Progress throughout the year is cumulative, meaning that even if students don’t grasp something early on, if they learn it by the end of the year, they will get a “good” grade. The school also has an online point system for behavior.
Ms. Genduso, of M.S. 442, said the approach was introduced at a challenging time for the school. A third of the students at the school require special-education assistance and attend classes that include a number of high-performing students. Even with two teachers (one trained for special education), it was difficult to engage everyone.
“We were not reaching all of these kids,” Ms. Genduso said.
In late 2012, educators at the school were trying to think big. Housed on the second floor of a sprawling brick building on Hoyt Street, M.S. 442 was 14 years old and struggling with low test scores and declining enrollment.

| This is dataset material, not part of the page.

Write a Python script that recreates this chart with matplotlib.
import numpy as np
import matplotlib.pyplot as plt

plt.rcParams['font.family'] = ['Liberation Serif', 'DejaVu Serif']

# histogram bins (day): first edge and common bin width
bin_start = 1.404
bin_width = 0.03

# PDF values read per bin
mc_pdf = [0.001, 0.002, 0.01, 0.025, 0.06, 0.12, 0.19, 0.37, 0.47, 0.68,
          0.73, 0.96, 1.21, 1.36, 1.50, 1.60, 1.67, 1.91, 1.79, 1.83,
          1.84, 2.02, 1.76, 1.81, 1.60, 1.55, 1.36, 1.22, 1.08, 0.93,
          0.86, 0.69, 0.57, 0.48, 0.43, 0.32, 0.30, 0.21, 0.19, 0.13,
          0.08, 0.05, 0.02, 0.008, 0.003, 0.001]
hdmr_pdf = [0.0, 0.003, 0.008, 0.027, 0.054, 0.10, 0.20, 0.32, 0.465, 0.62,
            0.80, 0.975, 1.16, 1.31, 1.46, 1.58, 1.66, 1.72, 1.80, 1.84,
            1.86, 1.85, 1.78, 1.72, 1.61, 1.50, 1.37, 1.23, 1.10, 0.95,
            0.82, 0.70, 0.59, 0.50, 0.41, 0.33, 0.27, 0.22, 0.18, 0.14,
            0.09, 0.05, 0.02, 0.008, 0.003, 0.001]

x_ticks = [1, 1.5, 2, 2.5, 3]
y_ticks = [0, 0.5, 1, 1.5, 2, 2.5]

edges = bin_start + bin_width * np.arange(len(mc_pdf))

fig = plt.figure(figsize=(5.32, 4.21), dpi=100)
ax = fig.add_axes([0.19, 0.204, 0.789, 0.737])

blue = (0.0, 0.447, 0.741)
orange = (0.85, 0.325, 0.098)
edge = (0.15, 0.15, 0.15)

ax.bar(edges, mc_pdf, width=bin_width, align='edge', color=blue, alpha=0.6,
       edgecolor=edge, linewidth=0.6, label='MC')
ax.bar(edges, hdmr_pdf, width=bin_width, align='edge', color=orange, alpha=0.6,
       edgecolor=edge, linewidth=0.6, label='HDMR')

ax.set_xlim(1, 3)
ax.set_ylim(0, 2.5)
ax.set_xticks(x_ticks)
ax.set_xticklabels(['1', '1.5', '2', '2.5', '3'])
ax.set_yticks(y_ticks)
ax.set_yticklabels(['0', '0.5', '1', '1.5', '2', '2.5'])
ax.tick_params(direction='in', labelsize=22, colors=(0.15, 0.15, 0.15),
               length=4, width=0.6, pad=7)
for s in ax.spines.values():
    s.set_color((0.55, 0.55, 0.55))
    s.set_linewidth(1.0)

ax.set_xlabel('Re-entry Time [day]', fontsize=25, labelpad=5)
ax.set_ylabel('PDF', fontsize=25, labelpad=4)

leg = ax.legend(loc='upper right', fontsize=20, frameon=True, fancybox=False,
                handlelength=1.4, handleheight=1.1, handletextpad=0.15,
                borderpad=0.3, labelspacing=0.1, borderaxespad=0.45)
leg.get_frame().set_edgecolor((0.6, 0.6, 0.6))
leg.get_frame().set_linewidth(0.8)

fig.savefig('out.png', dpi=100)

It had done a poor job of attracting families from the neighboring brownstones, and many of the teachers were dispirited. The school shed its name, New Horizons Middle School, and introduced computers. Some teachers began using computers for in-class lessons. Another group thought it would complement the student advising system. The changes led to conversations about what had been happening inside classrooms and whether a new approach was needed.
Eventually, the school decided to switch to mastery-based education. Still, the move was slow. First, the school offered more hands-on group activities. For a seventh-grade math unit on ratios and proportion, for example, the class opened a pretend catering company. Students practiced their math skills as they figured out pricing and discounts for their menus.

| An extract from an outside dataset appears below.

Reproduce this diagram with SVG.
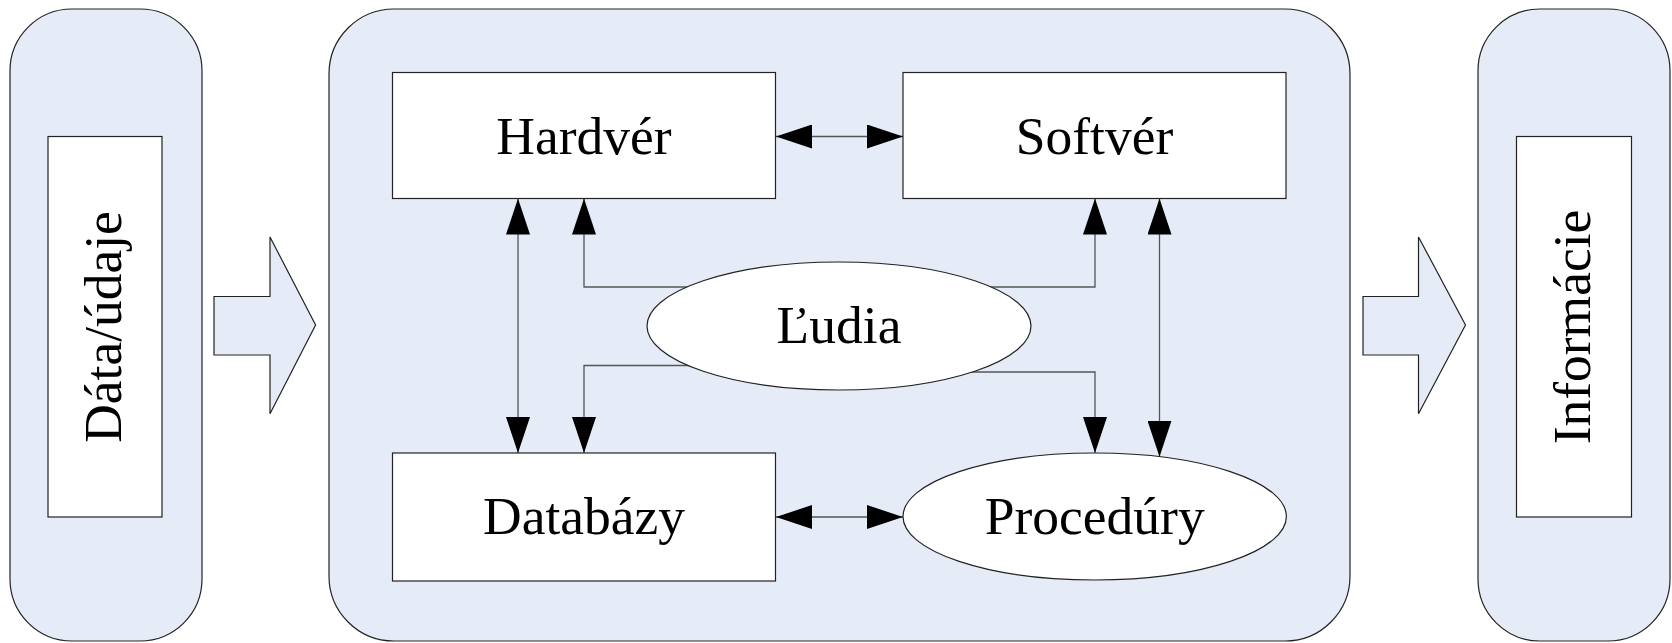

The next year, the school transformed its mentoring program. Students set behavioral goals and logged online. They could determine to be on time more often, do their homework more regularly or talk less in science class. Their mentors noted their goals and the progress made. The platform was a hit with students and with teachers, who believed it empowered children to think about their growth in new ways.
In the 2013-14 school year, educators at the school came up with a list of desired academic outcomes. If students could be motivated by an online log to stop talking in class, perhaps a log would motivate them to learn to write an introductory paragraph or add fractions.
Engaged by the project, Jared Sutton, a 27-year-old algebra teacher, helped develop a software program for grading called the Hive. It’s the program that Moheeb uses, via his iPhone or a classroom computer, when he wants to check his progress, which he does multiple times a day.
Parents, however, remained skeptical. While students received end-of-year report cards with their mastery points translated into percentage grades (necessary when applying to high school), many parents were confused by the frequent progress reports detailing dozens of outcomes for each subject. Some simply wanted to know whether their children were passing.
“There can be a real concern that they don’t understand,” said Noreen Mills, principal of M.S. 442. “But once they understand, they get on board.”
On a sunny morning last spring, the new approach was visible in a sixth-grade math class. Signs around the room reinforced the school’s philosophy: “Failing proves that you are trying,” one read; another, “Being wrong is the key to being successful.”
Students in T-shirts and hoodies organized into four groups. At one table, they worked on a conversion problem, trying to determine when a dog owner would need to buy more dog food. The dog owner had 45 pounds of kibbles, and the dog ate 10 ounces a day. The problem tested a math skill they would need to master by the end of sixth grade: “I can convert from one unit of measurement to another.”
“He’s confused,” one boy said of his seatmate, who had circled the correct answer but was puzzled by the procedure. “But at least he got the right answer.”
“I don’t think we should leave it at that,” said Priyanka Katumuluwa, their teacher, who leaned over their desks as she pointed to the problem. Both boys looked up at her, then down again at the page. They were listening intently.